* BEGIN *
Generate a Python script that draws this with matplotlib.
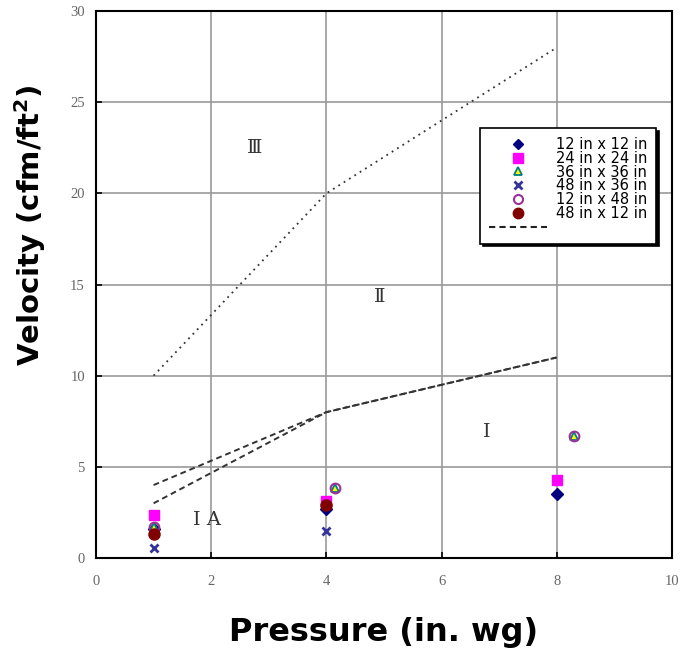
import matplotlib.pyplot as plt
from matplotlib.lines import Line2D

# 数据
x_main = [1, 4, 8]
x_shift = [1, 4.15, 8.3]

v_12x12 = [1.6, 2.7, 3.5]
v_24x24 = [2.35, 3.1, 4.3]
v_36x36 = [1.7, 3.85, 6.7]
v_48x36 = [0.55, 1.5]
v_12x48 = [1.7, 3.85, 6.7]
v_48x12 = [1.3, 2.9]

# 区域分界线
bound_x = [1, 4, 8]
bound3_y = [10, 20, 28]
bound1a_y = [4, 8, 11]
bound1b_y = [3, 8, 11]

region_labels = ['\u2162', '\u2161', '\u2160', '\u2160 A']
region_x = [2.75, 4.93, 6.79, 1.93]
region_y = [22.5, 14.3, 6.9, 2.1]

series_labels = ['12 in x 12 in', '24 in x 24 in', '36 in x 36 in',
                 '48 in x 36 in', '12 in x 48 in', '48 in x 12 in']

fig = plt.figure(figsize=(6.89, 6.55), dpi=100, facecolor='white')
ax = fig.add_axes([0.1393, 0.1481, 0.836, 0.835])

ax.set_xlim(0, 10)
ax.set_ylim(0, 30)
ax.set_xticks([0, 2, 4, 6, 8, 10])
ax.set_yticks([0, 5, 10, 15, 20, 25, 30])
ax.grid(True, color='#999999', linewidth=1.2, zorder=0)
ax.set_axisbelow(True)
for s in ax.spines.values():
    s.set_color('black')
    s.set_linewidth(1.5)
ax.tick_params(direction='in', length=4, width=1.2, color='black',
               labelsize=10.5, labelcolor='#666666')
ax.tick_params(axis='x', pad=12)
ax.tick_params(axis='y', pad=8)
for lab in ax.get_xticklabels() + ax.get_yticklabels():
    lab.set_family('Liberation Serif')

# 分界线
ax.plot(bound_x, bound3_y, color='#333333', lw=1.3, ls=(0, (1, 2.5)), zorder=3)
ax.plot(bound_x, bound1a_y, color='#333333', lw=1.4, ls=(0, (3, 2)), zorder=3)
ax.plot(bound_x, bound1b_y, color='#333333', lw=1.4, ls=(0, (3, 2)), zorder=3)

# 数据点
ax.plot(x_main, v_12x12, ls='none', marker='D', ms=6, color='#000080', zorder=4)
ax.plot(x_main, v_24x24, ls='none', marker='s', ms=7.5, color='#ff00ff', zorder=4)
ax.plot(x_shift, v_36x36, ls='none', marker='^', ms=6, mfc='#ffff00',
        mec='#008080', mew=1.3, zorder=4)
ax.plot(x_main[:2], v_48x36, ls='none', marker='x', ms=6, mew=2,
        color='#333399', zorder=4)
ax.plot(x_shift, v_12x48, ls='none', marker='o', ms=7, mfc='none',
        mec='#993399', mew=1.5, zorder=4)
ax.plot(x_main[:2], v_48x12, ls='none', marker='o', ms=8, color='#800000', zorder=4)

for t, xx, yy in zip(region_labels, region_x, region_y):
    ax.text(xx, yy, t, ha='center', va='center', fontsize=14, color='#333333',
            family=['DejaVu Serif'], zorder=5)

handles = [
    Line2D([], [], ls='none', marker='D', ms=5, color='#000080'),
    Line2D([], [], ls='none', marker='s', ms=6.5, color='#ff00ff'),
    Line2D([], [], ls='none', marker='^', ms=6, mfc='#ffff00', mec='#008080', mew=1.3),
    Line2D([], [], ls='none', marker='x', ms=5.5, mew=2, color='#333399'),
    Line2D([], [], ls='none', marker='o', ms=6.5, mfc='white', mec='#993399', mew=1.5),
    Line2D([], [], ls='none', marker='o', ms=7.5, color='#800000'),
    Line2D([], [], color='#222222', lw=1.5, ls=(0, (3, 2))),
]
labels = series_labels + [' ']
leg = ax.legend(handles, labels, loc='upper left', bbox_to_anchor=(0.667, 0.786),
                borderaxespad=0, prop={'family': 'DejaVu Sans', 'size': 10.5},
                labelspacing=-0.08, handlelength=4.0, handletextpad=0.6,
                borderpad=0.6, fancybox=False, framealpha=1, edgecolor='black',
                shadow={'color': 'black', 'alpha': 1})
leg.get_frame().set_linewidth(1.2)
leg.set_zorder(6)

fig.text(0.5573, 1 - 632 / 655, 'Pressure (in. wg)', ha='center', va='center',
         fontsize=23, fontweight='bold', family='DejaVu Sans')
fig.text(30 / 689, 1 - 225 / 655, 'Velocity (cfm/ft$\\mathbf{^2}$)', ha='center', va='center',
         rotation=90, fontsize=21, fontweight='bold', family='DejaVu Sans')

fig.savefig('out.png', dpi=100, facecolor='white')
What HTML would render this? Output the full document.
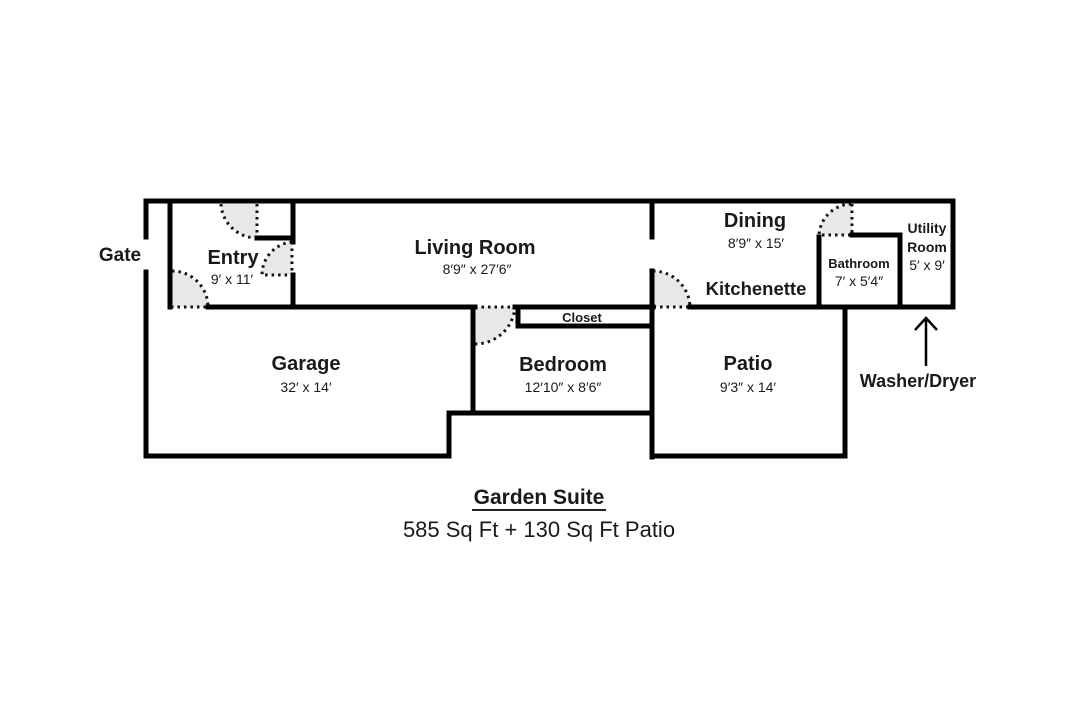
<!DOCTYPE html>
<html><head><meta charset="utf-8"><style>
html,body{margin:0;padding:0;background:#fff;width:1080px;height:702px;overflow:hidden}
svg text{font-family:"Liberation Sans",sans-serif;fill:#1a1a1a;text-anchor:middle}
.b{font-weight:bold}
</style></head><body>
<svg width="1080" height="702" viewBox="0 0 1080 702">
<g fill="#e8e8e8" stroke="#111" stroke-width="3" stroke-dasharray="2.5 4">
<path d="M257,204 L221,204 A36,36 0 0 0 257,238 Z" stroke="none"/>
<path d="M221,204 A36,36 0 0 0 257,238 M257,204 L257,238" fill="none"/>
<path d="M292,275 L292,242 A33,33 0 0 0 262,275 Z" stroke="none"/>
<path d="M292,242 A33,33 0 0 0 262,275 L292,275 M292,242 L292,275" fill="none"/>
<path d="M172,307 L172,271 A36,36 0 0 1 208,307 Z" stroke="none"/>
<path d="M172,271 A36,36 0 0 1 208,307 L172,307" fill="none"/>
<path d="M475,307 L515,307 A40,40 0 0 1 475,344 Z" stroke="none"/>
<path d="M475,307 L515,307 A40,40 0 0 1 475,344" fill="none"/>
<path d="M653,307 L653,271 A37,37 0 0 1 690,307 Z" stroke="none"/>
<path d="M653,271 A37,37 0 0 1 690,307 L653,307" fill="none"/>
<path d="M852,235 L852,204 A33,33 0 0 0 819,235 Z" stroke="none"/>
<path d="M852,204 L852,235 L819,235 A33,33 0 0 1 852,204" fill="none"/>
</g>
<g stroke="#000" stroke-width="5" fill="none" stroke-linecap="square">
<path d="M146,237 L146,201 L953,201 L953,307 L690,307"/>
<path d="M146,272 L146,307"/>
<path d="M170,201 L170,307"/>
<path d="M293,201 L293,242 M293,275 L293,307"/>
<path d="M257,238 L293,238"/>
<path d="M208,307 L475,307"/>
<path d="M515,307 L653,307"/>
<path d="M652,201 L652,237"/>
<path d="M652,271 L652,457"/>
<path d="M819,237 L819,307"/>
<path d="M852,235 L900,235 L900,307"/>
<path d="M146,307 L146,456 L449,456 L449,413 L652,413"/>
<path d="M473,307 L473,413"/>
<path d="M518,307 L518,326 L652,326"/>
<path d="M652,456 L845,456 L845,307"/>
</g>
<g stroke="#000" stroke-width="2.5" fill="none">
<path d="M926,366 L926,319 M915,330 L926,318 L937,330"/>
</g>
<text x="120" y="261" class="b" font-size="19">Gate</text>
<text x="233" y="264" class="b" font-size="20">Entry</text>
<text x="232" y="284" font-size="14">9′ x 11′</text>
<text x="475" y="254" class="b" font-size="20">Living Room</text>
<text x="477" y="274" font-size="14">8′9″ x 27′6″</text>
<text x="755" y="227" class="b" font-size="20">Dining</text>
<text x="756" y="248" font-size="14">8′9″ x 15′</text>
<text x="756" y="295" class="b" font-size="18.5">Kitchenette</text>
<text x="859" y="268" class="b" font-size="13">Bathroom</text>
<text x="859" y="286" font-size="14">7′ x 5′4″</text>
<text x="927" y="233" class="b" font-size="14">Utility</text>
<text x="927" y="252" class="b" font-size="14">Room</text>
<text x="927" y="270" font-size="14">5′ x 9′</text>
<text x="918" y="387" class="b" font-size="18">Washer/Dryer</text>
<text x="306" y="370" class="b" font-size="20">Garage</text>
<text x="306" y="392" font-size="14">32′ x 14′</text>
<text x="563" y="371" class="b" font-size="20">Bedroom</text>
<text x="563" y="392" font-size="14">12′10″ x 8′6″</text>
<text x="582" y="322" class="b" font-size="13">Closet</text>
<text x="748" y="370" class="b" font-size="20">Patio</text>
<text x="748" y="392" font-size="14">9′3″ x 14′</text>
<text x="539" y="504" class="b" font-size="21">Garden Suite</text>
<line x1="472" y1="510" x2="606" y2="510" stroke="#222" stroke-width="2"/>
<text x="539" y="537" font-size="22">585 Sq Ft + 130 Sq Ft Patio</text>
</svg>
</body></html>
* END *
• [WHAT TO WORK ON]:
Up to and including the line with "ax = fig.add_axes([0.1393, 0.1481, 0.836, 0.835])", copy the data above from its first line. Skip pictures.

• [TASK RESPONSE]:
Generate a Python script that draws this with matplotlib.
import matplotlib.pyplot as plt
from matplotlib.lines import Line2D

# 数据
x_main = [1, 4, 8]
x_shift = [1, 4.15, 8.3]

v_12x12 = [1.6, 2.7, 3.5]
v_24x24 = [2.35, 3.1, 4.3]
v_36x36 = [1.7, 3.85, 6.7]
v_48x36 = [0.55, 1.5]
v_12x48 = [1.7, 3.85, 6.7]
v_48x12 = [1.3, 2.9]

# 区域分界线
bound_x = [1, 4, 8]
bound3_y = [10, 20, 28]
bound1a_y = [4, 8, 11]
bound1b_y = [3, 8, 11]

region_labels = ['\u2162', '\u2161', '\u2160', '\u2160 A']
region_x = [2.75, 4.93, 6.79, 1.93]
region_y = [22.5, 14.3, 6.9, 2.1]

series_labels = ['12 in x 12 in', '24 in x 24 in', '36 in x 36 in',
                 '48 in x 36 in', '12 in x 48 in', '48 in x 12 in']

fig = plt.figure(figsize=(6.89, 6.55), dpi=100, facecolor='white')
ax = fig.add_axes([0.1393, 0.1481, 0.836, 0.835])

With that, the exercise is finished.